Negotiators for the major Shi'ite and Kurdish political groups say the parliament, which was elected nearly two months ago, but only inaugurated last week, will re-convene in order to elect the senior leaders.
A negotiator for the Shi'ite group, former Oil Minister Ibrahim Bahr al-Ulum, says negotiators have completed what he calls Phase One, which is a set of principles to guide the formation of the new government.
"We are in Phase Two now, including agreement about the principal [major] positions of the state: the presidential council and the chief of parliament, as well as the prime minister," he said.
The leader of one of the main Kurdish groups, Jalal Talabani, concurred, saying in a [al-Arabiya] television interview that the negotiators have agreed on most of the leadership points.
Mr. Talabani said agreement has been reached on the posts of president and prime minister, and talks continue on the ministerial portfolios.
Reports say agreement has been reached to allocate the presidency to the Kurdish group, the post of prime minister to a Shi'ite leader, and the speaker-of-parliament job to a Sunni.
Shi'ite parties won more than half of the parliamentary seats in the elections in January. The Kurds came in second, with more than one-fourth of the seats.
Both groups say they are keen to include other parties in their government of national unity, especially Arab Sunnis. The Sunnis make up about one-fourth of the population, but won only a few parliamentary seats, because of a boycott of the elections.
A negotiator for the Sunni group, Mishan al-Juburi, says Arab Sunnis are pressing for an influential role in government, despite their relatively small presence in parliament.
He says his group believes it should receive a couple of the important ministries, like Finance and Defense.
The negotiations intensified this past week, after religious leaders warned that the delays were creating a climate of uncertainty that could worsen the security situation in Iraq.
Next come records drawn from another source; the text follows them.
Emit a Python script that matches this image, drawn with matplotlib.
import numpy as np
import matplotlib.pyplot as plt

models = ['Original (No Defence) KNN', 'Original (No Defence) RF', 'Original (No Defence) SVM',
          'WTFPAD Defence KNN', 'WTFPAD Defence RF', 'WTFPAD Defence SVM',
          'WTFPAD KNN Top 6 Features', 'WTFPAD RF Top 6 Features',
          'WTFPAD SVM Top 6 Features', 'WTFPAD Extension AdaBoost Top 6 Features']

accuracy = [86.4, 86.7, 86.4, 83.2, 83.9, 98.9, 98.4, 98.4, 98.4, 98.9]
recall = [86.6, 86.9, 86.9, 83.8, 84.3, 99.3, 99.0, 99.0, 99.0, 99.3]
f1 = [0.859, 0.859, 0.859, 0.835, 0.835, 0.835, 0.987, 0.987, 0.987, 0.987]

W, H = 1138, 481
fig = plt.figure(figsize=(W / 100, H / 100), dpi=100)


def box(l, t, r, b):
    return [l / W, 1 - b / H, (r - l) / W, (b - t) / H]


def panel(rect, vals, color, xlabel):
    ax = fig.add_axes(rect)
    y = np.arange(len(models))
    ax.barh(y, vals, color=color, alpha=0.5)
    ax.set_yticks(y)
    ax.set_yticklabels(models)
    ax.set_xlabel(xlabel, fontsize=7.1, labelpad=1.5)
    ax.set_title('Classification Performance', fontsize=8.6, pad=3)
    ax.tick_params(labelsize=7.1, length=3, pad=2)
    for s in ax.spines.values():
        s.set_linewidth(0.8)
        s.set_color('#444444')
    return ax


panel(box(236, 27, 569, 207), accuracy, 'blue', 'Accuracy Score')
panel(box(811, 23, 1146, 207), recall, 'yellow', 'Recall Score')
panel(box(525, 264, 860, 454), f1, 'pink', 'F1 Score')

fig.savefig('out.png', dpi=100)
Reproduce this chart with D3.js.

Insurgents opposed to the formation of the new government carried out several suicide car bombings across the country, killing more than a dozen Iraqi security officials and several civilians.
The U.S. military Saturday announced that two American soldiers were killed and two others wounded by a suicide bomber in southern Baghdad. A third U.S. soldier was reportedly killed Friday in central Iraq.
Meanwhile, Iraq's Defense Ministry announced that security forces detained 120 suspected insurgents, including some foreigners, and seized tons of explosives south of Baghdad. The ministry said it believes the group was planning attacks during upcoming Arbaeen Shi'ite holy celebrations.